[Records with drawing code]
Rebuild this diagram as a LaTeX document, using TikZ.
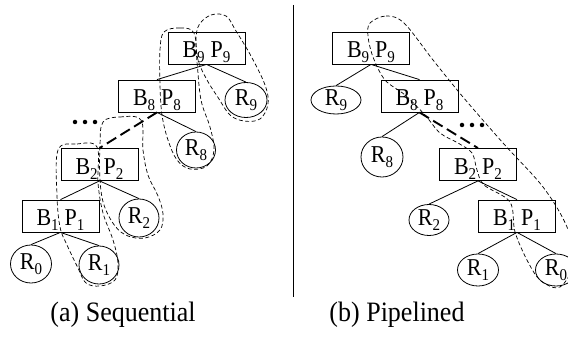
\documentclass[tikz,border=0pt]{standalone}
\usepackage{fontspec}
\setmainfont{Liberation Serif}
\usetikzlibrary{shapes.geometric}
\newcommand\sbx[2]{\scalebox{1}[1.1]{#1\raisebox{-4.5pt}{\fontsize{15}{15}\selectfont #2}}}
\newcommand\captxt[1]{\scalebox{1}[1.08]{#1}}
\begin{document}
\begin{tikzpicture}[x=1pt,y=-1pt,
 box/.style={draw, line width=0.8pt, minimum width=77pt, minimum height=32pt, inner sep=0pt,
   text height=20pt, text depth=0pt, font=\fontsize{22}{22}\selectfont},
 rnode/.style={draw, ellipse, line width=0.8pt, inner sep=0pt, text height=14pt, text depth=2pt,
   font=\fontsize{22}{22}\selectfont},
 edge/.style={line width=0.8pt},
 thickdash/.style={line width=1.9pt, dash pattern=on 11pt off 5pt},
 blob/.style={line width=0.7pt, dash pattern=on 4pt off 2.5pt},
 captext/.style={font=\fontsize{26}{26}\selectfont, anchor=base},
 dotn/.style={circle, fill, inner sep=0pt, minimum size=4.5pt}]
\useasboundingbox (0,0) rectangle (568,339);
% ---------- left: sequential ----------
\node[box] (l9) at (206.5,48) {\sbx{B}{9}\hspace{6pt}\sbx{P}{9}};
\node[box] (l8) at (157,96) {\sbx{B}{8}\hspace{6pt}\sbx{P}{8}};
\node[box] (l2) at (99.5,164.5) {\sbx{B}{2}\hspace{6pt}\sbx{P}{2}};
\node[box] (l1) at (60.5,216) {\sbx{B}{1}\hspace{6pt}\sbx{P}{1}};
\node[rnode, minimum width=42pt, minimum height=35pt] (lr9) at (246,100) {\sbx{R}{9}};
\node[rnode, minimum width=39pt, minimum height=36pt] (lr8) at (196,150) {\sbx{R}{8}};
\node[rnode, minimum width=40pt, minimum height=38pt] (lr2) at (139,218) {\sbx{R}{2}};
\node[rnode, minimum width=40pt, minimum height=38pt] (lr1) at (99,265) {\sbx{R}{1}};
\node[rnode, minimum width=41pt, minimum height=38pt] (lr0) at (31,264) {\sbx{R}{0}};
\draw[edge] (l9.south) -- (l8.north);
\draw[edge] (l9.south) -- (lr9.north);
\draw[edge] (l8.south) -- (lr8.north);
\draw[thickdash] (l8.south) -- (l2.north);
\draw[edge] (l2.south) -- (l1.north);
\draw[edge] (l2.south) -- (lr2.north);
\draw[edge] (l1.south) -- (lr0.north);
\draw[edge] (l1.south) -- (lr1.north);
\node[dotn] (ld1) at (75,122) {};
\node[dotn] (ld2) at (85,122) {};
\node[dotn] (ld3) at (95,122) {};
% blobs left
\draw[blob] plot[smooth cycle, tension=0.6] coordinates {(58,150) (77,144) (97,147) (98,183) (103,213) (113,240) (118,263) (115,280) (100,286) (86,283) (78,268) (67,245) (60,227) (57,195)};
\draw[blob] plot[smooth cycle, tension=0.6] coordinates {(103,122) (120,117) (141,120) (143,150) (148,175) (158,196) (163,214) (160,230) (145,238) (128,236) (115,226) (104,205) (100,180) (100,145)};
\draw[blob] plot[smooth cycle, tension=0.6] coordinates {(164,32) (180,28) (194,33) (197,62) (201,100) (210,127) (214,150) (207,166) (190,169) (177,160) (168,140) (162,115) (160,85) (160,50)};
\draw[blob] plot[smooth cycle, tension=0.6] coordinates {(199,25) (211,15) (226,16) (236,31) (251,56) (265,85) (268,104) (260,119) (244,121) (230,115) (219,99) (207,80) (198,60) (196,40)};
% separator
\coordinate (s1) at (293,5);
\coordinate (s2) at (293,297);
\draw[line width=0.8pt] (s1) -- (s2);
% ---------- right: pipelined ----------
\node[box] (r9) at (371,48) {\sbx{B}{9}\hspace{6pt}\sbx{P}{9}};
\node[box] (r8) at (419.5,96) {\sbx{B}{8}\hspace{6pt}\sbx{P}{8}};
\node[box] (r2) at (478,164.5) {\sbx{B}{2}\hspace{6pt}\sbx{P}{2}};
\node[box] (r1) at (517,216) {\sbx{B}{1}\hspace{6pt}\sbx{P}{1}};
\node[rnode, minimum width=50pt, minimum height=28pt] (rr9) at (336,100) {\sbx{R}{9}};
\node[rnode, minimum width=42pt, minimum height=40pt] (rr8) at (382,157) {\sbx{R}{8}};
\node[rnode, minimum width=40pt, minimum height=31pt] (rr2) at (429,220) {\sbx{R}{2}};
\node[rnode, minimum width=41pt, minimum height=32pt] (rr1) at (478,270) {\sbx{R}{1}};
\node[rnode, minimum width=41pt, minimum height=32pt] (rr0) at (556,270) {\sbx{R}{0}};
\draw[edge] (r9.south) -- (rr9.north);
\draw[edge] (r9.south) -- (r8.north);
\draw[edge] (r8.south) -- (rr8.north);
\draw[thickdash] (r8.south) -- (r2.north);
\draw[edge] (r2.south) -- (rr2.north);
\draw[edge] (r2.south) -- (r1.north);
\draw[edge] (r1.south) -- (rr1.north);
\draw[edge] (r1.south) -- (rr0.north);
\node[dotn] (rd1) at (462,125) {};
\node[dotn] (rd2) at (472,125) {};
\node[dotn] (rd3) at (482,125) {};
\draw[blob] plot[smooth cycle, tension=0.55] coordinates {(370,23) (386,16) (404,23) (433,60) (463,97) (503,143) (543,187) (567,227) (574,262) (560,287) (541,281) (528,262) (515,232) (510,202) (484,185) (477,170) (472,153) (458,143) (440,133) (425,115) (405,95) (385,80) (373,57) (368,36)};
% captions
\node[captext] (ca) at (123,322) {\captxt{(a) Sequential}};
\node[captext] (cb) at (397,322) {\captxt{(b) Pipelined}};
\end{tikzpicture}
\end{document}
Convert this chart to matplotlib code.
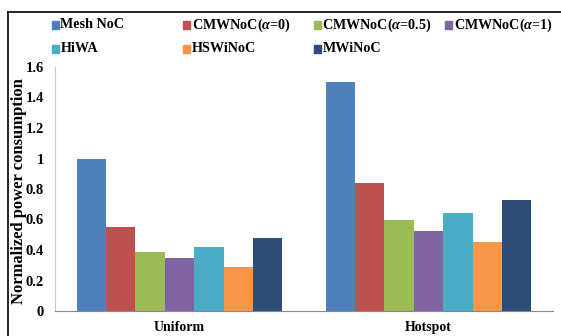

### Given problem
Without the pictures, write out every entry precisely as it appears.

### Solution to this problem
Rebuild this diagram as a LaTeX document, using TikZ.
\documentclass[tikz,border=0pt]{standalone}
\usepackage{fontspec}
\setmainfont{Liberation Serif}
\usetikzlibrary{shapes.geometric}
\newcommand\sbx[2]{\scalebox{1}[1.1]{#1\raisebox{-4.5pt}{\fontsize{15}{15}\selectfont #2}}}
\newcommand\captxt[1]{\scalebox{1}[1.08]{#1}}
\begin{document}
\begin{tikzpicture}[x=1pt,y=-1pt,
 box/.style={draw, line width=0.8pt, minimum width=77pt, minimum height=32pt, inner sep=0pt,
   text height=20pt, text depth=0pt, font=\fontsize{22}{22}\selectfont},
 rnode/.style={draw, ellipse, line width=0.8pt, inner sep=0pt, text height=14pt, text depth=2pt,
   font=\fontsize{22}{22}\selectfont},
 edge/.style={line width=0.8pt},
 thickdash/.style={line width=1.9pt, dash pattern=on 11pt off 5pt},
 blob/.style={line width=0.7pt, dash pattern=on 4pt off 2.5pt},
 captext/.style={font=\fontsize{26}{26}\selectfont, anchor=base},
 dotn/.style={circle, fill, inner sep=0pt, minimum size=4.5pt}]
\useasboundingbox (0,0) rectangle (568,339);
% ---------- left: sequential ----------
\node[box] (l9) at (206.5,48) {\sbx{B}{9}\hspace{6pt}\sbx{P}{9}};
\node[box] (l8) at (157,96) {\sbx{B}{8}\hspace{6pt}\sbx{P}{8}};
\node[box] (l2) at (99.5,164.5) {\sbx{B}{2}\hspace{6pt}\sbx{P}{2}};
\node[box] (l1) at (60.5,216) {\sbx{B}{1}\hspace{6pt}\sbx{P}{1}};
\node[rnode, minimum width=42pt, minimum height=35pt] (lr9) at (246,100) {\sbx{R}{9}};
\node[rnode, minimum width=39pt, minimum height=36pt] (lr8) at (196,150) {\sbx{R}{8}};
\node[rnode, minimum width=40pt, minimum height=38pt] (lr2) at (139,218) {\sbx{R}{2}};
\node[rnode, minimum width=40pt, minimum height=38pt] (lr1) at (99,265) {\sbx{R}{1}};
\node[rnode, minimum width=41pt, minimum height=38pt] (lr0) at (31,264) {\sbx{R}{0}};
\draw[edge] (l9.south) -- (l8.north);
\draw[edge] (l9.south) -- (lr9.north);
\draw[edge] (l8.south) -- (lr8.north);
\draw[thickdash] (l8.south) -- (l2.north);
\draw[edge] (l2.south) -- (l1.north);
\draw[edge] (l2.south) -- (lr2.north);
\draw[edge] (l1.south) -- (lr0.north);
\draw[edge] (l1.south) -- (lr1.north);
\node[dotn] (ld1) at (75,122) {};
\node[dotn] (ld2) at (85,122) {};
\node[dotn] (ld3) at (95,122) {};
% blobs left
\draw[blob] plot[smooth cycle, tension=0.6] coordinates {(58,150) (77,144) (97,147) (98,183) (103,213) (113,240) (118,263) (115,280) (100,286) (86,283) (78,268) (67,245) (60,227) (57,195)};
\draw[blob] plot[smooth cycle, tension=0.6] coordinates {(103,122) (120,117) (141,120) (143,150) (148,175) (158,196) (163,214) (160,230) (145,238) (128,236) (115,226) (104,205) (100,180) (100,145)};
\draw[blob] plot[smooth cycle, tension=0.6] coordinates {(164,32) (180,28) (194,33) (197,62) (201,100) (210,127) (214,150) (207,166) (190,169) (177,160) (168,140) (162,115) (160,85) (160,50)};
\draw[blob] plot[smooth cycle, tension=0.6] coordinates {(199,25) (211,15) (226,16) (236,31) (251,56) (265,85) (268,104) (260,119) (244,121) (230,115) (219,99) (207,80) (198,60) (196,40)};
% separator
\coordinate (s1) at (293,5);
\coordinate (s2) at (293,297);
\draw[line width=0.8pt] (s1) -- (s2);
% ---------- right: pipelined ----------
\node[box] (r9) at (371,48) {\sbx{B}{9}\hspace{6pt}\sbx{P}{9}};
\node[box] (r8) at (419.5,96) {\sbx{B}{8}\hspace{6pt}\sbx{P}{8}};
\node[box] (r2) at (478,164.5) {\sbx{B}{2}\hspace{6pt}\sbx{P}{2}};
\node[box] (r1) at (517,216) {\sbx{B}{1}\hspace{6pt}\sbx{P}{1}};
\node[rnode, minimum width=50pt, minimum height=28pt] (rr9) at (336,100) {\sbx{R}{9}};
\node[rnode, minimum width=42pt, minimum height=40pt] (rr8) at (382,157) {\sbx{R}{8}};
\node[rnode, minimum width=40pt, minimum height=31pt] (rr2) at (429,220) {\sbx{R}{2}};
\node[rnode, minimum width=41pt, minimum height=32pt] (rr1) at (478,270) {\sbx{R}{1}};
\node[rnode, minimum width=41pt, minimum height=32pt] (rr0) at (556,270) {\sbx{R}{0}};
\draw[edge] (r9.south) -- (rr9.north);
\draw[edge] (r9.south) -- (r8.north);
\draw[edge] (r8.south) -- (rr8.north);
\draw[thickdash] (r8.south) -- (r2.north);
\draw[edge] (r2.south) -- (rr2.north);
\draw[edge] (r2.south) -- (r1.north);
\draw[edge] (r1.south) -- (rr1.north);
\draw[edge] (r1.south) -- (rr0.north);
\node[dotn] (rd1) at (462,125) {};
\node[dotn] (rd2) at (472,125) {};
\node[dotn] (rd3) at (482,125) {};
\draw[blob] plot[smooth cycle, tension=0.55] coordinates {(370,23) (386,16) (404,23) (433,60) (463,97) (503,143) (543,187) (567,227) (574,262) (560,287) (541,281) (528,262) (515,232) (510,202) (484,185) (477,170) (472,153) (458,143) (440,133) (425,115) (405,95) (385,80) (373,57) (368,36)};
% captions
\node[captext] (ca) at (123,322) {\captxt{(a) Sequential}};
\node[captext] (cb) at (397,322) {\captxt{(b) Pipelined}};
\end{tikzpicture}
\end{document}
Convert this chart to matplotlib code.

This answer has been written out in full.